Each line that holds the word "chart" should be returned.

******************************

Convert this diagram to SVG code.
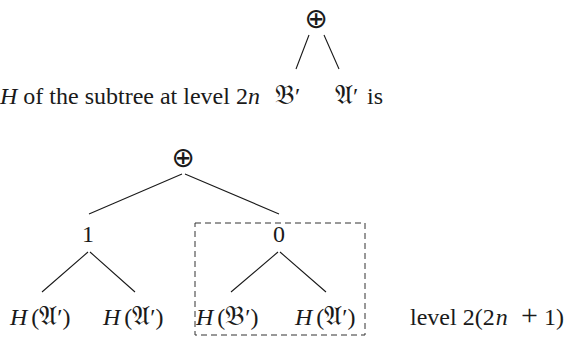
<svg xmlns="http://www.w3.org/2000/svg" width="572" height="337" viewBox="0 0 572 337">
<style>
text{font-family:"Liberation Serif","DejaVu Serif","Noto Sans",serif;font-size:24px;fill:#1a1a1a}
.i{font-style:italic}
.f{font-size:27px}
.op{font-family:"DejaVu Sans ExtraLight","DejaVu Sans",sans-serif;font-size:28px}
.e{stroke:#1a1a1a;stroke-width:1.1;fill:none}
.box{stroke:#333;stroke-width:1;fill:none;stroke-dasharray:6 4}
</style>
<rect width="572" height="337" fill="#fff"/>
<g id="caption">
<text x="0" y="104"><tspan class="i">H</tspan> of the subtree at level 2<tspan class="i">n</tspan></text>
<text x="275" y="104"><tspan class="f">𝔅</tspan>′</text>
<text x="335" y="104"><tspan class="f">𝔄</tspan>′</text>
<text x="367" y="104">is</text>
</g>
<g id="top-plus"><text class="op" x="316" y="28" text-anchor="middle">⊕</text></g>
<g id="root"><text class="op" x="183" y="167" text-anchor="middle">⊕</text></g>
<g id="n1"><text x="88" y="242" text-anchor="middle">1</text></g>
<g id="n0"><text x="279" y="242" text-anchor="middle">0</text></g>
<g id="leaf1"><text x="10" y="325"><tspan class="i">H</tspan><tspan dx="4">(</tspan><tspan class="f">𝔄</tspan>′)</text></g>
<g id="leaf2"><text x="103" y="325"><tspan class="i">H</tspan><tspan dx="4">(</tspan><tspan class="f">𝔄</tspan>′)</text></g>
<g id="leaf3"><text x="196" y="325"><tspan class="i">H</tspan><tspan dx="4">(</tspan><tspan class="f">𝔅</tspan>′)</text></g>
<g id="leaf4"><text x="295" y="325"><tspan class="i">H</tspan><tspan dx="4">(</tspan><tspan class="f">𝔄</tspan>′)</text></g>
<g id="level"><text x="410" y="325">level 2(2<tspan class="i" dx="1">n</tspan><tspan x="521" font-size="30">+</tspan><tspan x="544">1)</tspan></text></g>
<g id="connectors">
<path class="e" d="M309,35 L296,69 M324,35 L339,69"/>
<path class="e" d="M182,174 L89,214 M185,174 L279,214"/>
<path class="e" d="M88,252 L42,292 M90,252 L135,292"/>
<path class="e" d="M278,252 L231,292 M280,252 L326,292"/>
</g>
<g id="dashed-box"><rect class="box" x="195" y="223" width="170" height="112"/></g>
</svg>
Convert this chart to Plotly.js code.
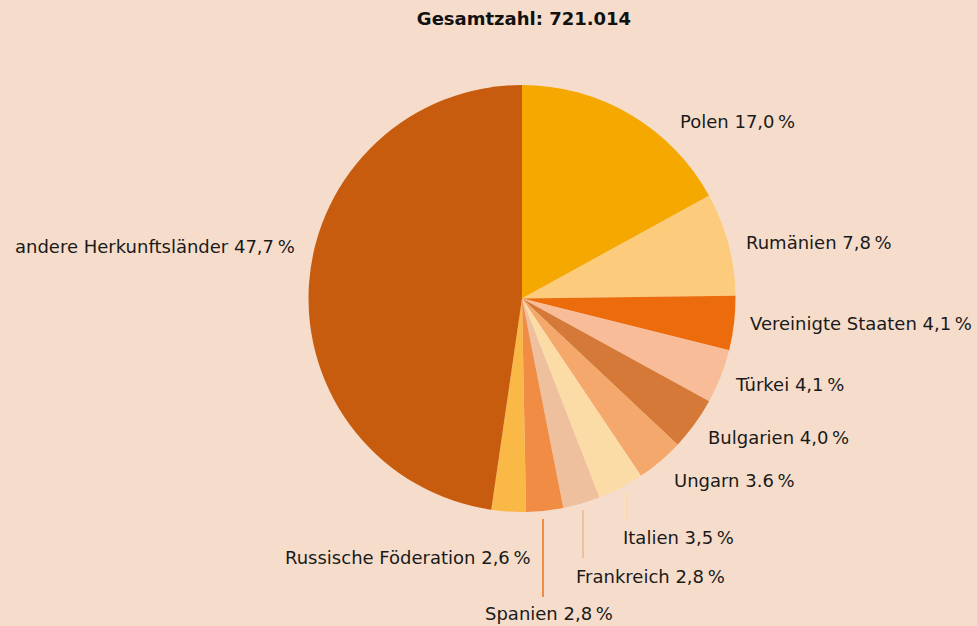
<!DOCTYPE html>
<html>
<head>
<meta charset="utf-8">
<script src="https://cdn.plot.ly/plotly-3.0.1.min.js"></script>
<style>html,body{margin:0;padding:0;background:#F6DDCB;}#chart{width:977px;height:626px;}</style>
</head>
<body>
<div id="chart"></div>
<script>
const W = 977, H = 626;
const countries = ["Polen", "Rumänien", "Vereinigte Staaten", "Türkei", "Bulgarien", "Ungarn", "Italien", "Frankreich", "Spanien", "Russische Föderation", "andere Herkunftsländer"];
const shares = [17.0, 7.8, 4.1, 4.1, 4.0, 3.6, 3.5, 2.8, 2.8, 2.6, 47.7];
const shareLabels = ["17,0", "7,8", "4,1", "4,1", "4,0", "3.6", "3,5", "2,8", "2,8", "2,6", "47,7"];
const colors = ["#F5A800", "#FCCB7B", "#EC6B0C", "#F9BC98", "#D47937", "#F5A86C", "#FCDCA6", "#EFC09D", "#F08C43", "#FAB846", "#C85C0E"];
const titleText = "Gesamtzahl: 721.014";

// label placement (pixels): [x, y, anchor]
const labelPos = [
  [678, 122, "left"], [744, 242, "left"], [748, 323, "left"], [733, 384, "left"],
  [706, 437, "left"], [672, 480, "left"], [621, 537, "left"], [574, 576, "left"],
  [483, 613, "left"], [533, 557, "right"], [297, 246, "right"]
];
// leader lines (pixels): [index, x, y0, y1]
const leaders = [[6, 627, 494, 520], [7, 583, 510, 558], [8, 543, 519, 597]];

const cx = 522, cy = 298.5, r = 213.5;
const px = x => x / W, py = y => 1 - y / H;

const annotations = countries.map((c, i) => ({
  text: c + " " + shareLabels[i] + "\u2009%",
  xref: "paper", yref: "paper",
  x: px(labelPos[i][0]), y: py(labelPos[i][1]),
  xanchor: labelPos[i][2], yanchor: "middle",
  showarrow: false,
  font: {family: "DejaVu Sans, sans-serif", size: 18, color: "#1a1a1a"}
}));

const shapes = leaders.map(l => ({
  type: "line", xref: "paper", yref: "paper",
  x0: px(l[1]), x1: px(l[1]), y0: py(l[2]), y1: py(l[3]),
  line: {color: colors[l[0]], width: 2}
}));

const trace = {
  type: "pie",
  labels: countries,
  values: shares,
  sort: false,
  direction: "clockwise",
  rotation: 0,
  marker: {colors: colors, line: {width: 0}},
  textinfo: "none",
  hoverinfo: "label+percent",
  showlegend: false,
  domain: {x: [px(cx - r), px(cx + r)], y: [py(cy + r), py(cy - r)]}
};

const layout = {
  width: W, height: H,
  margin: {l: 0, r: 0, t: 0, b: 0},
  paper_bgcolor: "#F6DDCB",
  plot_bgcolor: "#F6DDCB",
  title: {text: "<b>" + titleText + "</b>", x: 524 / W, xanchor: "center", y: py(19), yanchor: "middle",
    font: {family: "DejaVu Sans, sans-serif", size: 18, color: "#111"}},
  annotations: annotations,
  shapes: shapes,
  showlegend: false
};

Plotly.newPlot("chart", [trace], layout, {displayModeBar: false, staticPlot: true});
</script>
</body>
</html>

******************************

- **COMPLETED EXERCISE**:
Convert this chart to Plotly.js code.
<style>html,body{margin:0;padding:0;background:#F6DDCB;}#chart{width:977px;height:626px;}</style>
<div id="chart"></div>
Plotly.newPlot("chart", [trace], layout, {displayModeBar: false, staticPlot: true});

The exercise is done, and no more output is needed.